◆ **Recorded information**
-- start --
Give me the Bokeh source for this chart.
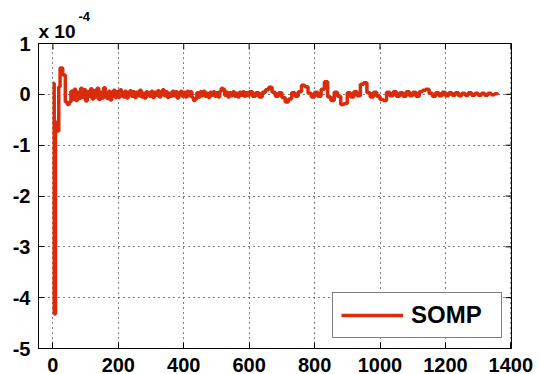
from bokeh.plotting import figure
from bokeh.models import Range1d, FixedTicker, Title, Legend, LegendItem
from bokeh.embed import file_html
from bokeh.resources import INLINE

# Residual error (units of 1e-4): first samples, then plateau values along the index
head_x = [0, 4, 8, 13, 18, 22, 30, 38, 44]
head_y = [0.22, -4.32, -0.55, -0.72, 0.15, 0.52, 0.38, -0.15, -0.2]

tail_x = list(range(50, 600, 5)) + list(range(600, 1370, 10))
tail_y = [
    # 50 - 195
    -0.15, 0.06, -0.10, 0.10, -0.12, 0.04, -0.08, 0.12, -0.06, 0.09,
    -0.13, 0.05, -0.04, 0.11, -0.09, 0.07, -0.05, 0.12, -0.10, 0.04,
    -0.07, 0.13, 0.02, -0.08, 0.06, -0.11, 0.03, 0.08, -0.06, 0.05,
    # 200 - 395
    -0.06, 0.09, 0.02, -0.05, 0.06, -0.07, 0.03, 0.07, -0.04, 0.05,
    -0.06, 0.04, -0.03, 0.08, -0.05, 0.02, -0.07, 0.05, 0.03, -0.04,
    0.06, -0.06, 0.04, -0.02, 0.07, -0.05, 0.03, 0.09, -0.03, 0.05,
    -0.06, 0.02, -0.04, 0.06, -0.03, 0.05, -0.07, 0.03, 0.06, -0.04,
    # 400 - 595
    0.04, -0.05, 0.06, -0.03, 0.05, -0.06, -0.12, -0.09, 0.03, -0.05,
    0.05, -0.03, 0.06, -0.04, 0.02, -0.06, 0.04, -0.02, 0.05, -0.04,
    0.03, -0.05, 0.06, 0.12, 0.10, -0.02, 0.04, -0.05, 0.03, -0.03,
    0.05, -0.04, 0.02, -0.05, 0.04, -0.02, 0.05, -0.04, 0.03, -0.03,
    # 600 - 1360
    0.05, -0.04, 0.03, -0.05, 0.04, 0.09, 0.14, 0.04, -0.04, 0.03,
    -0.06, -0.15, -0.09, 0.03, -0.04, 0.05, 0.18, 0.15, 0.02, -0.05,
    0.04, -0.04, 0.10, 0.25, -0.05, -0.12, 0.04, -0.04, -0.20, -0.18,
    0.03, -0.05, 0.05, -0.03, 0.20, 0.23, 0.03, -0.05, 0.04, -0.04,
    -0.10, -0.12, 0.04, -0.03, 0.05, -0.04, 0.03, -0.04, 0.05, -0.03,
    0.04, -0.04, 0.05, 0.08, 0.10, 0.02, -0.04, 0.03, -0.03, 0.04,
    -0.03, 0.03, -0.02, 0.03, -0.03, 0.02, -0.02, 0.03, -0.02, 0.02,
    -0.02, 0.02, -0.02, 0.02, -0.01, 0.01, 0.00,
]

xs = head_x + tail_x
ys = head_y + tail_y

x_ticks = [0, 200, 400, 600, 800, 1000, 1200, 1400]
y_ticks = [-5, -4, -3, -2, -1, 0, 1]
y_tick_text = {t: str(t) for t in y_ticks}

series_name = "SOMP"
scale_base = "x 10"
scale_exp = "-4"
line_color = "#da2c0a"
font = "Liberation Sans"

X0, X1 = -44, 1402
Y0, Y1 = -5, 1

p = figure(width=540, height=374, output_backend="svg", toolbar_location=None,
           x_range=Range1d(X0, X1), y_range=Range1d(Y0, Y1),
           min_border_left=38, min_border_right=29, min_border_top=43,
           min_border_bottom=26)
p.background_fill_color = "white"
p.border_fill_color = "white"
p.outline_line_color = "black"
p.outline_line_width = 1

r = p.step(xs, ys, mode="after", line_color=line_color, line_width=3.5)

for ax, ticks in ((p.xaxis[0], x_ticks), (p.yaxis[0], y_ticks)):
    ax.ticker = FixedTicker(ticks=ticks)
    ax.major_tick_in = 6
    ax.major_tick_out = 0
    ax.minor_tick_line_color = None
    ax.axis_line_color = "black"
    ax.major_tick_line_color = "black"
    ax.major_label_text_font = font
    ax.major_label_text_font_size = "20px"
    ax.major_label_text_font_style = "bold"
    ax.major_label_text_color = "black"
p.yaxis.major_label_overrides = y_tick_text
p.xaxis.major_label_standoff = 9
p.yaxis.major_label_standoff = 8

# inward ticks on the top and right edges of the box
tick_dy = 6 / 305 * (Y1 - Y0)
tick_dx = 6 / 473 * (X1 - X0)
p.segment(x0=x_ticks, x1=x_ticks, y0=[Y1] * len(x_ticks), y1=[Y1 - tick_dy] * len(x_ticks),
          line_color="black", line_width=1)
p.segment(x0=[X1] * len(y_ticks), x1=[X1 - tick_dx] * len(y_ticks), y0=y_ticks, y1=y_ticks,
          line_color="black", line_width=1)

for g in (p.xgrid[0], p.ygrid[0]):
    g.grid_line_color = "black"
    g.grid_line_dash = "1 4"
    g.grid_line_width = 1
p.xgrid.ticker = FixedTicker(ticks=x_ticks)
p.ygrid.ticker = FixedTicker(ticks=y_ticks)

# exponent note above the y axis: exponent on the outer row, base next to the frame
p.title.text = scale_exp
p.title.align = "left"
p.title.offset = 40
p.title.standoff = -6
p.title.text_font = font
p.title.text_font_size = "13px"
p.title.text_font_style = "bold"
p.title.text_color = "black"
p.add_layout(Title(text=scale_base, align="left", offset=0, standoff=3,
                   text_font=font, text_font_size="19px", text_font_style="bold",
                   text_color="black"), "above")

legend = Legend(items=[LegendItem(label=series_name, renderers=[r])],
                location=(294, 10), orientation="vertical",
                glyph_width=62, glyph_height=20, label_height=20, label_width=82,
                label_standoff=8, padding=8, spacing=0,
                label_text_font=font, label_text_font_size="24px",
                label_text_font_style="bold", label_text_color="black",
                border_line_color="black", border_line_width=1,
                background_fill_color="white", background_fill_alpha=1)
p.add_layout(legend, "center")

open("out.html", "w").write(file_html(p, INLINE))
-- end --
Reproduce exactly the run of lines that opens the listing and closes with the line holding "0.38, -0.15, -0.2]". Pictures are excluded.

Give me the Bokeh source for this chart.
from bokeh.plotting import figure
from bokeh.models import Range1d, FixedTicker, Title, Legend, LegendItem
from bokeh.embed import file_html
from bokeh.resources import INLINE

# Residual error (units of 1e-4): first samples, then plateau values along the index
head_x = [0, 4, 8, 13, 18, 22, 30, 38, 44]
head_y = [0.22, -4.32, -0.55, -0.72, 0.15, 0.52, 0.38, -0.15, -0.2]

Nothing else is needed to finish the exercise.